Over 7,000 people have applied for a chance at drawing one of 22 tags for Wyoming’s first grizzly bear hunt in 44 years. While many applicants are hunters after the once-in-a-lifetime hunt, others have applied for the tag in hopes of blocking the hunt completely. Jane Goodall, Cynthia Moss and members of a newly-formed campaign, “Shoot ‘em With A Camera, Not A Gun,” have also applied for one of the coveted tags. Yet, regardless of the excitement and backlash surrounding the planned hunt, the chances of drawing a tag will be incredibly slim.
“The drawing odds are going to be very low,” Wyoming Game and Fish Department (WGFD) spokesperson Renny MacKay told the Jackson Hole News & Guide. “There definitely were a lot of applications for very few licenses.”
Out of the 22 available licenses, up to 10 will be doled out one at time for those hunters who are “eligible to hunt in the six interior zones” – the main region where Wyoming grizzlies roam; the other 12 licenses are for Hunt Area 7 (HA7), the Jackson Hole News & Guide reports.
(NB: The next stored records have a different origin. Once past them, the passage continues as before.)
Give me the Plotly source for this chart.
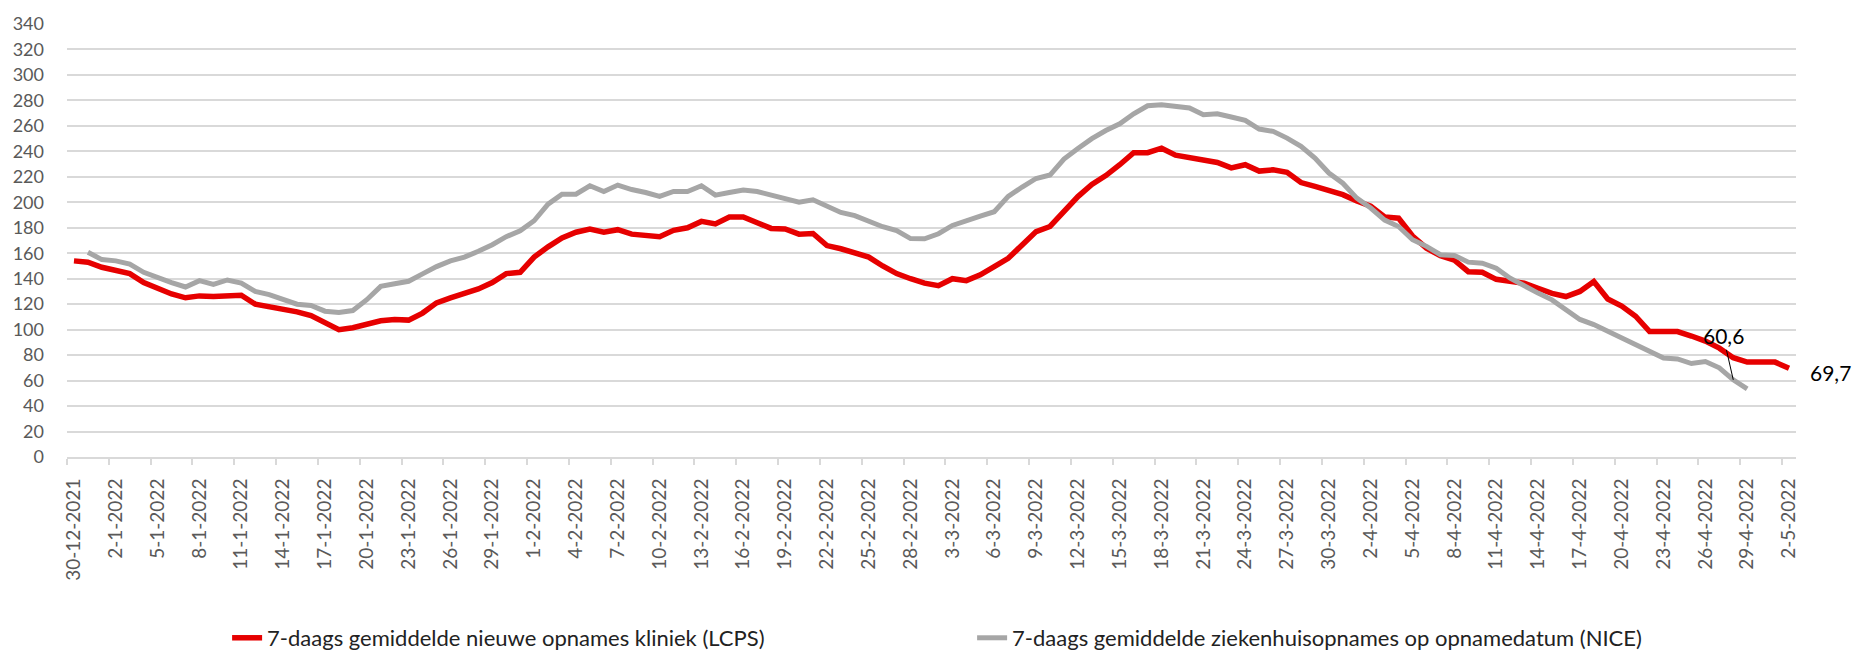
import pandas as pd
import plotly.graph_objects as go

start_date = "2021-12-30"
n_days = 124
dates = pd.date_range(start_date, periods=n_days, freq="D")

lcps = [154, 153, 149, 147, 144, 137, 132, 128, 125, 126.5,
        126, 127, 127, 120, 118, 116.5, 114, 111, 106, 100,
        101.5, 104.5, 107, 108, 107.5, 113, 121, 125, 128, 132,
        137, 144, 145, 157, 165, 172, 176.5, 179, 176.5, 178.5,
        175, 173.5, 173, 178, 180, 185, 183, 188.5, 188.5, 184,
        179.5, 179, 175, 175.5, 166, 163.5, 160, 157, 150, 144,
        140, 136.5, 134.5, 140, 138.5, 143, 149.5, 156, 166.5, 177,
        181, 192.5, 204.5, 214, 221, 229.5, 239, 239, 242.5, 237,
        235, 233.4, 231.3, 227, 229.5, 224.5, 225.5, 223.5, 215.5, 212.5,
        209.5, 206, 201, 197, 188.5, 187.5, 173.5, 164, 158, 154.5,
        145.5, 145, 139.5, 138.5, 136.5, 132.5, 128.5, 126, 130, 137.8,
        124, 118.5, 110.5, 98.5, 98.5, 98.5, 95, 91, 85.5, 78,
        74.5, 74.5, 74.5, 69.7]

nice = [None, 160.7, 155, 154, 151.5, 145, 140.5, 137, 133.5, 138.5,
        135.5, 139, 136.5, 130, 127.5, 124, 120, 119, 114.5, 113.5,
        115, 123.5, 134, 136, 138, 143.8, 149.5, 154, 157, 161.5,
        166.7, 173, 177.7, 185.5, 198.5, 206.4, 206.4, 213, 208.5, 213.5,
        210, 207.7, 204.6, 208.5, 208.5, 213, 205.6, 207.7, 209.6, 208.5,
        206, 203.3, 200, 202, 197.3, 192, 189.5, 185, 180.8, 177.7,
        171.5, 171.3, 175.3, 181.8, 186, 189.2, 192.6, 204.6, 212, 218.7,
        221.4, 234, 242.3, 250, 256.4, 261.7, 269.5, 275.8, 276.6, 275.5,
        274, 268.8, 269.5, 267, 264.3, 257.5, 255.7, 250.4, 244, 234.7,
        223, 215, 203.3, 195.5, 186, 181, 170.6, 165.4, 158.8, 158.3,
        153, 152.2, 148.3, 140.4, 134, 128.7, 123.4, 115.6, 108, 104,
        98.6, 93.4, 88.2, 83, 77.8, 77, 73.4, 75, 70, 60.6,
        53.5, None, None, None]

name_lcps = "7-daags gemiddelde nieuwe opnames kliniek (LCPS)"
name_nice = "7-daags gemiddelde ziekenhuisopnames op opnamedatum (NICE)"
label_lcps = "69,7"
label_nice = "60,6"

FONT = "Lato, 'Open Sans', sans-serif"
RED = "#E60000"
GREY = "#A6A6A6"

fig = go.Figure()
fig.add_trace(go.Scatter(x=dates, y=lcps, mode="lines", name=name_lcps,
                         line=dict(color=RED, width=5.5)))
fig.add_trace(go.Scatter(x=dates, y=nice, mode="lines", name=name_nice,
                         line=dict(color=GREY, width=5)))

# data labels
fig.add_annotation(x=dates[-1], y=lcps[-1], text=label_lcps, showarrow=False,
                   xanchor="left", yanchor="middle", xshift=19, yshift=-4,
                   font=dict(family=FONT, size=21, color="#000000"))
fig.add_annotation(x=dates[119], y=nice[119], text=label_nice, showarrow=True,
                   arrowhead=0, arrowwidth=1, arrowcolor="#000000",
                   ax=-10, ay=-44, standoff=0,
                   font=dict(family=FONT, size=21, color="#000000"))

half_day = pd.Timedelta(hours=12)
fig.update_layout(
    width=1870, height=653, autosize=False,
    paper_bgcolor="white", plot_bgcolor="white",
    margin=dict(l=67, r=74, t=24, b=196, autoexpand=False),
    font=dict(family=FONT, size=18, color="#595959"),
    showlegend=True,
    legend=dict(orientation="h", x=0.0926, xref="paper",
                y=0.023, yref="container", xanchor="left", yanchor="middle",
                font=dict(family=FONT, size=22, color="#222222"),
                entrywidth=700, entrywidthmode="pixels", itemwidth=30,
                bgcolor="rgba(0,0,0,0)"),
    xaxis=dict(
        type="date", automargin=False,
        range=[dates[0] - half_day, dates[-1] + half_day],
        tickmode="linear", tick0=dates[0], dtick=3 * 86400000,
        tickformat="%-d-%-m-%Y", tickangle=-90,
        ticks="", ticklabelstandoff=12,
        showgrid=False, zeroline=False,
        showline=True, linecolor="#D9D9D9", linewidth=2,
        tickfont=dict(family=FONT, size=19, color="#595959"),
        minor=dict(ticks="outside", tick0=dates[0] - half_day, dtick=3 * 86400000,
                   ticklen=6, tickcolor="#D9D9D9", tickwidth=1.5, showgrid=False),
    ),
    yaxis=dict(
        automargin=False,
        range=[0, 340], tickmode="linear", tick0=0, dtick=20,
        showgrid=True, gridcolor="#D9D9D9", gridwidth=2,
        zeroline=False, showline=False, ticks="", ticklabelstandoff=22,
        tickfont=dict(family=FONT, size=18, color="#595959"),
    ),
)

fig.write_html("out.html", config={"displayModeBar": False},
               post_script="document.body.style.margin='0';")
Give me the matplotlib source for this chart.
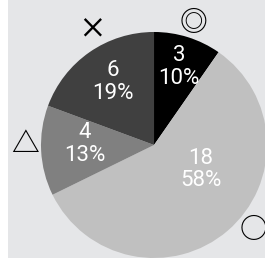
import matplotlib
matplotlib.use("Agg")
import matplotlib.pyplot as plt

# data
symbols = ["◎", "○", "△", "×"]
counts = [3, 18, 4, 6]
colors = ["#000000", "#c0c0c0", "#808080", "#404040"]

# label placement (data units, pie radius = 1)
symbol_pos = [(0.345, 1.088), (0.876, -0.752), (-1.142, 0.009), (-0.549, 1.018)]
value_pos = [(0.220, 0.690), (0.416, -0.217), (-0.611, 0.009), (-0.363, 0.560)]

total = sum(counts)

fig = plt.figure(figsize=(2.65, 2.59), dpi=100, facecolor="white")
ax = fig.add_axes([8 / 265, 1 / 259, 257 / 265, 258 / 259])

ax.pie(counts, colors=colors, startangle=90, counterclock=False, radius=1)

for (x, y), n in zip(value_pos, counts):
    ax.text(x, y, "%d\n%d%%" % (n, round(100 * n / total)), color="white",
            fontsize=16, family="Roboto", ha="center", va="center",
            linespacing=1.1)

for (x, y), s in zip(symbol_pos, symbols):
    ax.text(x, y, s, fontsize=20, family=["Noto Sans CJK JP", "DejaVu Sans"],
            ha="center", va="center", color="black", fontweight="medium")

ax.set_frame_on(True)
for sp in ax.spines.values():
    sp.set_visible(False)
ax.set_facecolor("#e5e6e8")
ax.set_aspect("auto")
ax.set_xlim(-1.292, 0.982)
ax.set_ylim(-1.0, 1.283)
ax.set_xticks([])
ax.set_yticks([])

fig.savefig("out.png", dpi=100, facecolor="white")
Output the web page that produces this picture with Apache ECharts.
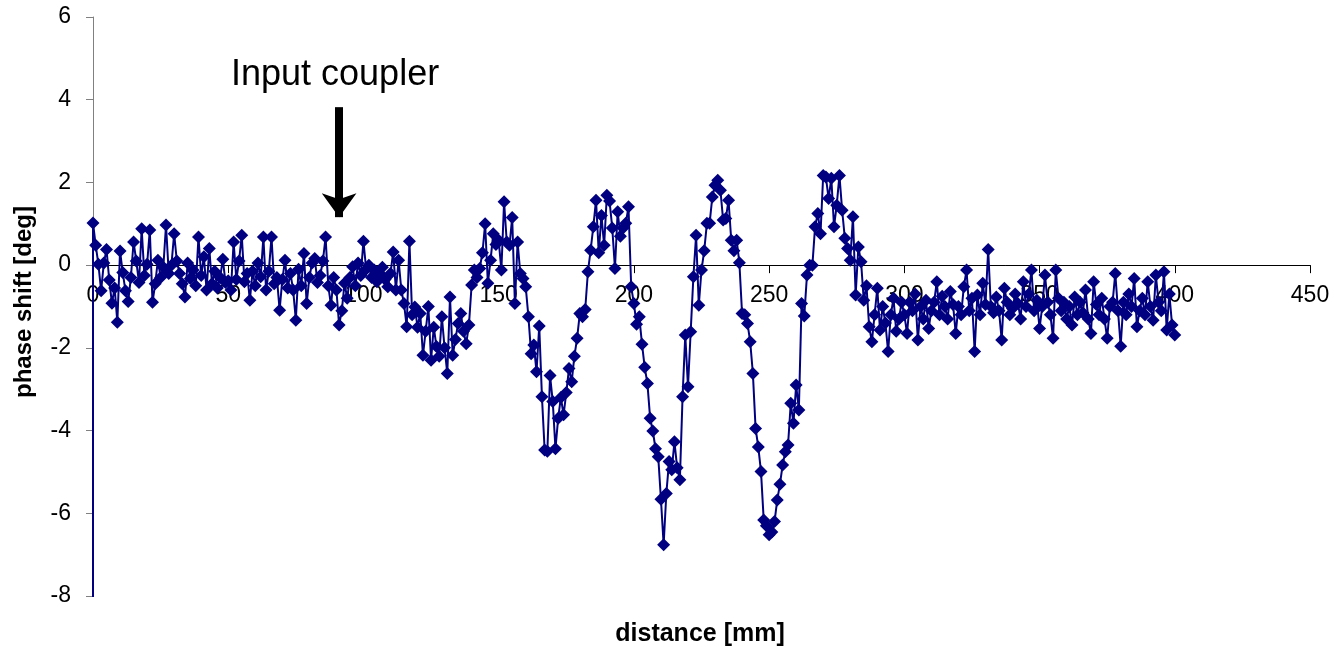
<!DOCTYPE html>
<html>
<head>
<meta charset="utf-8">
<script src="https://cdn.jsdelivr.net/npm/echarts@6/dist/echarts.min.js"></script>
<style>
  html, body { margin: 0; padding: 0; background: #fff; }
  #main { width: 1334px; height: 647px; }
</style>
</head>
<body>
<div id="main"></div>
<script>
// phase shift [deg] measured every 1 mm, from 0 to 400 mm
const phase = [
  1.02, 0.48, 0.02, -0.62, 0.05, 0.38, -0.36, -0.92, -0.55, -1.38,
  0.34, -0.18, -0.62, -0.88, -0.3, 0.56, 0.1, -0.42, 0.88, -0.25,
  0.02, 0.85, -0.9, -0.45, 0.12, -0.3, -0.05, 0.97, -0.2, 0.0,
  0.76, 0.1, -0.2, -0.45, -0.77, 0.05, -0.32, -0.12, -0.5, 0.68,
  -0.25, 0.2, -0.6, 0.4, -0.45, -0.15, -0.55, -0.3, 0.14, -0.42,
  -0.38, -0.6, 0.56, -0.35, 0.1, 0.72, -0.4, -0.2, -0.85, -0.15,
  -0.5, 0.05, -0.28, 0.68, -0.6, -0.15, 0.68, -0.45, -0.3, -1.09,
  -0.35, 0.12, -0.55, -0.2, -0.6, -1.33, -0.1, -0.5, 0.28, -0.93,
  -0.3, 0.05, 0.16, -0.42, -0.25, 0.1, 0.68, -0.5, -0.97, -0.3,
  -0.6, -1.45, -1.1, -0.44, -0.8, -0.3, -0.04, -0.5, 0.05, -0.25,
  0.58, -0.1, 0.0, -0.3, -0.12, -0.4, -0.2, -0.05, -0.35, -0.52,
  -0.2, 0.32, -0.6, 0.12, -0.6, -0.93, -1.49, 0.58, -1.2, -1.01,
  -1.5, -1.17, -2.18, -1.6, -1.0, -2.3, -1.5, -1.97, -2.2, -1.25,
  -2.0, -2.62, -0.77, -2.18, -1.8, -1.41, -1.17, -1.6, -1.9, -1.45,
  -0.48, -0.12, -0.3, -0.08, 0.3, 1.0, -0.44, 0.12, 0.76, 0.5,
  0.6, -0.12, 1.53, 0.56, 0.48, 1.15, -0.93, 0.56, -0.2, -0.32,
  -0.52, -1.25, -2.14, -1.93, -2.58, -1.47, -3.18, -4.47, -4.5, -2.67,
  -3.3, -4.44, -3.7, -3.2, -3.62, -3.08, -2.5, -2.82, -2.2, -1.77,
  -1.17, -1.25, -1.07, -0.16, 0.36, 0.93, 1.57, 0.3, 1.2, 0.48,
  1.69, 1.55, 0.9, -0.08, 1.29, 0.7, 0.9, 1.01, 1.41, -0.52,
  -0.93, -1.43, -1.25, -1.91, -2.47, -2.86, -3.7, -4.01, -4.44, -4.63,
  -5.66, -6.76, -5.52, -4.75, -4.95, -4.27, -4.9, -5.19, -3.18, -1.69,
  -2.94, -1.61, -0.28, 0.72, -0.97, -0.12, 0.35, 1.01, 1.01, 1.65,
  1.93, 2.05, 1.81, 1.09, 1.13, 1.57, 0.6, 0.35, 0.6, 0.06,
  -1.17, -1.2, -1.41, -1.85, -2.62, -3.95, -4.4, -4.99, -6.16, -6.3,
  -6.52, -6.45, -6.2, -5.68, -5.3, -4.83, -4.51, -4.35, -3.34, -3.82,
  -2.9, -3.5, -0.93, -1.23, -0.24, 0.0, 0.0, 0.93, 1.25, 0.76,
  2.17, 2.13, 1.61, 2.1, 0.93, 1.45, 2.17, 1.33, 0.65, 0.4,
  0.12, 1.17, -0.72, 0.44, 0.08, -0.85, -0.5, -1.49, -1.85, -1.2,
  -0.56, -1.57, -1.0, -1.4, -2.09, -1.2, -0.8, -1.6, -1.3, -0.9,
  -1.2, -1.65, -0.9, -1.1, -0.7, -1.81, -1.0, -1.3, -0.85, -1.53,
  -1.1, -0.9, -0.4, -1.2, -0.75, -1.0, -1.3, -0.64, -0.95, -1.65,
  -1.0, -1.2, -0.52, -0.12, -1.1, -0.8, -2.09, -0.72, -1.2, -0.44,
  -0.95, 0.38, -1.0, -1.15, -0.77, -1.1, -1.81, -0.56, -0.9, -1.2,
  -1.05, -0.7, -0.93, -1.3, -0.4, -1.0, -0.7, -0.12, -1.1, -0.85,
  -1.53, -1.0, -0.24, -0.9, -1.2, -1.77, -0.12, -0.8, -1.1, -0.9,
  -1.3, -1.0, -1.45, -0.77, -1.2, -0.9, -1.15, -0.6, -1.3, -1.65,
  -0.4, -0.95, -1.2, -0.8, -1.3, -1.77, -1.0, -0.9, -0.2, -1.1,
  -1.96, -0.9, -1.2, -0.7, -1.0, -0.32, -1.49, -1.1, -0.8, -1.2,
  -0.4, -1.0, -1.33, -0.24, -0.9, -1.1, -0.16, -1.57, -0.7, -1.45,
  -1.69
];
// first recorded sample, far below the axis range (drawn as the drop at 0 mm)
const startPoint = [0, -12];
// annotation arrow: x position and top / end of the shaft [deg]
const couplerX = 91;
const arrowTop = 3.82;
const arrowEnd = 1.16;

const points = [startPoint].concat(phase.map((v, i) => [i, v]));

const font = "'Liberation Sans', Arial, sans-serif";
const chart = echarts.init(document.getElementById('main'));
chart.setOption({
  animation: false,
  backgroundColor: '#fff',
  grid: { left: 93, right: 24, top: 17, bottom: 51 },
  xAxis: {
    type: 'value',
    min: 0, max: 450, interval: 50,
    axisLine: { onZero: false, lineStyle: { color: '#000', width: 1 } },
    axisTick: { show: true, length: 8, lineStyle: { color: '#000' } },
    axisLabel: { color: '#000', fontSize: 23, fontFamily: font, margin: 19 },
    splitLine: { show: false }
  },
  yAxis: {
    type: 'value',
    min: -8, max: 6, interval: 2,
    axisLine: { show: true, lineStyle: { color: '#808080', width: 1 } },
    axisTick: { show: true, length: 7, lineStyle: { color: '#808080' } },
    axisLabel: { color: '#000', fontSize: 23, fontFamily: font, margin: 22 },
    splitLine: { show: false }
  },
  graphic: [
    {
      type: 'text', left: 231, top: 57,
      style: { text: 'Input coupler', fontSize: 36, fontFamily: font, fill: '#000' }
    },
    {
      type: 'text', x: 24, y: 302, rotation: Math.PI / 2,
      style: { text: 'phase shift [deg]', fontSize: 24, fontWeight: 'bold', fontFamily: font,
               fill: '#000', align: 'center', verticalAlign: 'middle' }
    },
    {
      type: 'text', x: 700, y: 634,
      style: { text: 'distance [mm]', fontSize: 25, fontWeight: 'bold', fontFamily: font,
               fill: '#000', align: 'center', verticalAlign: 'middle' }
    }
  ],
  series: [{
    type: 'line',
    data: points,
    clip: true,
    symbol: 'diamond',
    symbolSize: 13,
    showAllSymbol: true,
    itemStyle: { color: '#000080' },
    lineStyle: { color: '#000080', width: 2 },
    markLine: {
      silent: true,
      symbol: ['none', 'arrow'],
      symbolSize: [26, 24],
      label: { show: false },
      lineStyle: { color: '#000', width: 8, type: 'solid' },
      data: [[{ coord: [couplerX, arrowTop] }, { coord: [couplerX, arrowEnd] }]]
    }
  }]
});

// put the x axis (line, ticks and labels) on the zero line of the phase axis
const zeroY = chart.convertToPixel({ yAxisIndex: 0 }, 0);
const bottomY = chart.convertToPixel({ yAxisIndex: 0 }, -8);
chart.setOption({ xAxis: { offset: zeroY - bottomY } });
</script>
</body>
</html>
The state manages the grizzly bear population within HA7 and is using the hunt to keep population numbers under control.
While 7,000 applicants may seem high, some resident hunters were surprised more didn’t apply, especially considering that it only cost $5 for residents and $15 for nonresidents to do so.
“I thought it would be in the twenty thousand,” said Joe Kondelis, director of the hunting advocacy group Western Bear Foundation. “Figure how many residents in the state of Wyoming have hunting licenses. And how cheap it was to get on the [interior hunt area] issuance list.”
Wyoming will complete its grizzly hunt draw by Aug. 2 and will run the draw exactly like other big game drawings.
“This is the same process we’ve been using for years, and it’s a random process,” says MacKay. “We definitely stand by that we’re going to do this ethically and fairly. Everyone who enters legally is going to have an equal chance of drawing.”